Saturday, November 17, 2007
Carvajal: From rural to urban poor
By Orlando P. Carvajal
Break Point


EVERY now and then one comes across a piece of good news like the item the other day about Department of Agriculture (DA) 7’s program of establishing food terminals, run by cooperatives, where farmers can market their produce directly and not through middlemen.

Activists and government experts have talked about the need to provide small farmers with the facility to market their products directly so they maximize their profits. Yet how many such terminals have been set up and how many cooperatives have been organized by the government for this purpose?

Another welcome piece of news came when Gov. Gwen Garcia told me the other day that she has asphalted almost every provincial road in my home town of Barili. It seems that she has a program of paving all provincial roads which are mostly farm-to-market roads. She is right on target here.

Our farmers need good, all-weather farm-to-market roads so their perishable products can be marketed before they rot. We have evidently made some progress here but the effort and the resources expended have been quite meager compared to the billions of pesos spent to build first class roads in the big cities.

However, I still have to hear about the DA coming up with a serious and honest-to-goodness program of giving farmers access to cheap capital. Most developed economies subsidize their farmers. We do not. Hence, our small farmer goes for food security by producing corn because this requires the least capital.

In Argao, my neighbors tell me what profitable vegetables to plant. But when I ask them why they are not planting those in their farms, they answer to a man that they do not have capital.

I am also waiting for something substantial to happen in the area of irrigation. I remember reading not too long ago about how a town in Spain was planning to rehabilitate its irrigation system that was built in the 12th century yet. How many farms are irrigated in 21st century Philippines?

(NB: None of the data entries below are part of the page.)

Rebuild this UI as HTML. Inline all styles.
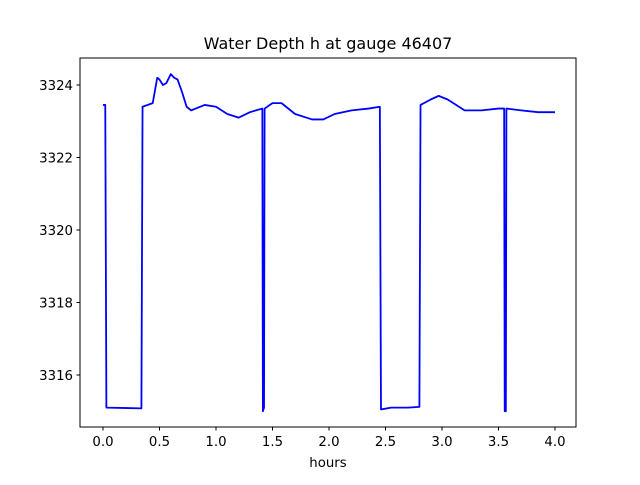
<!DOCTYPE html>
<html><head><meta charset="utf-8"><style>
body{margin:0;background:#fff;}
svg text{font-family:"DejaVu Sans","Liberation Sans",sans-serif;fill:#000;}
</style></head><body>
<svg width="640" height="480" xmlns="http://www.w3.org/2000/svg">
<rect x="0" y="0" width="640" height="480" fill="#fff"/>
<text x="328" y="49" font-size="16" text-anchor="middle">Water Depth h at gauge 46407</text>
<g id="ticks"></g>
<path id="line" fill="none" stroke="#0000ff" stroke-width="1.8" stroke-linejoin="round"/>
<rect x="80" y="58" width="496" height="369" fill="none" stroke="#000" stroke-width="1"/>
<text x="328" y="467" font-size="13.3" text-anchor="middle">hours</text>
</svg>
<script>
const hours=[0,0.02,0.03,0.34,0.35,0.44,0.48,0.5,0.53,0.56,0.6,0.63,0.66,0.7,0.74,0.78,0.82,0.9,1.0,1.1,1.2,1.3,1.41,1.415,1.425,1.43,1.5,1.58,1.7,1.85,1.95,2.05,2.2,2.35,2.45,2.46,2.55,2.7,2.8,2.81,2.9,2.97,3.05,3.2,3.35,3.5,3.55,3.555,3.565,3.57,3.7,3.85,4.0];
const depth=[3323.45,3323.45,3315.1,3315.08,3323.4,3323.5,3324.2,3324.15,3324.0,3324.05,3324.3,3324.2,3324.15,3323.8,3323.4,3323.3,3323.35,3323.45,3323.4,3323.2,3323.1,3323.25,3323.35,3315.0,3315.1,3323.35,3323.5,3323.5,3323.2,3323.05,3323.05,3323.2,3323.3,3323.35,3323.4,3315.05,3315.1,3315.1,3315.12,3323.45,3323.6,3323.7,3323.6,3323.3,3323.3,3323.35,3323.35,3315.0,3315.0,3323.35,3323.3,3323.25,3323.25];
const xTicks=[0,0.5,1,1.5,2,2.5,3,3.5,4];
const yTicks=[3316,3318,3320,3322,3324];
const sx=v=>103+v*113;
const sy=v=>85+(3324-v)*36.25;
const ns="http://www.w3.org/2000/svg";
const line=document.getElementById('line');
line.setAttribute('d',hours.map((h,i)=>(i?'L':'M')+sx(h).toFixed(2)+' '+sy(depth[i]).toFixed(2)).join(''));
const g=document.getElementById('ticks');
xTicks.forEach(t=>{
 const l=document.createElementNS(ns,'line');
 l.setAttribute('x1',sx(t));l.setAttribute('x2',sx(t));l.setAttribute('y1',427);l.setAttribute('y2',430.5);l.setAttribute('stroke','#000');
 
 
 g.appendChild(l);
 const tx=document.createElementNS(ns,'text');
 tx.setAttribute('x',sx(t));tx.setAttribute('y',446);tx.setAttribute('font-size','13.3');tx.setAttribute('text-anchor','middle');
 tx.textContent=t.toFixed(1);
 
 
 g.appendChild(tx);
});
yTicks.forEach(t=>{
 const l=document.createElementNS(ns,'line');
 l.setAttribute('x1',76.5);l.setAttribute('x2',80);l.setAttribute('y1',sy(t));l.setAttribute('y2',sy(t));l.setAttribute('stroke','#000');
 
 
 g.appendChild(l);
 const tx=document.createElementNS(ns,'text');
 tx.setAttribute('x',73);tx.setAttribute('y',sy(t)+5);tx.setAttribute('font-size','13.3');tx.setAttribute('text-anchor','end');
 tx.textContent=t;
 
 
 g.appendChild(tx);
});
</script>
</body></html>
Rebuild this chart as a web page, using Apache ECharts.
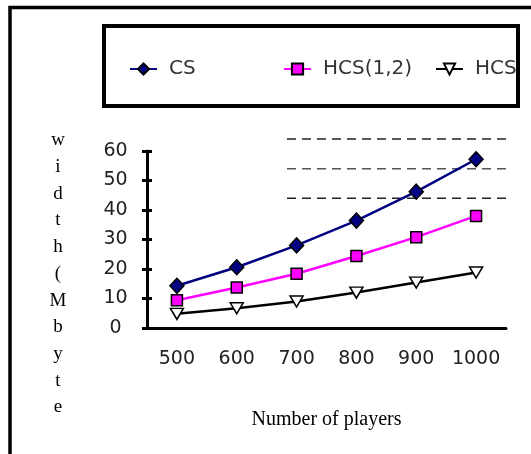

In any case, the good news I mentioned earlier are a welcome development because if one is to fight poverty, one must fight it at its source. Poverty in the Philippines, as in many developing countries of the Third World, can be traced to government neglect of small farmers in the countryside. Hopelessness in the rural areas drives many to underdeveloped cities only to end up joining the ranks of the urban poor.

Our small subsistent farmer knows his farming and is eager like the rest of us to improve his life. However, the feudal phase of our history (and we’re not out of it yet) has disadvantaged him so much that he can really use a lot of help from the government. We cannot leave our farmers to eke out a living on their own and expect this country to bring poverty down to acceptable levels.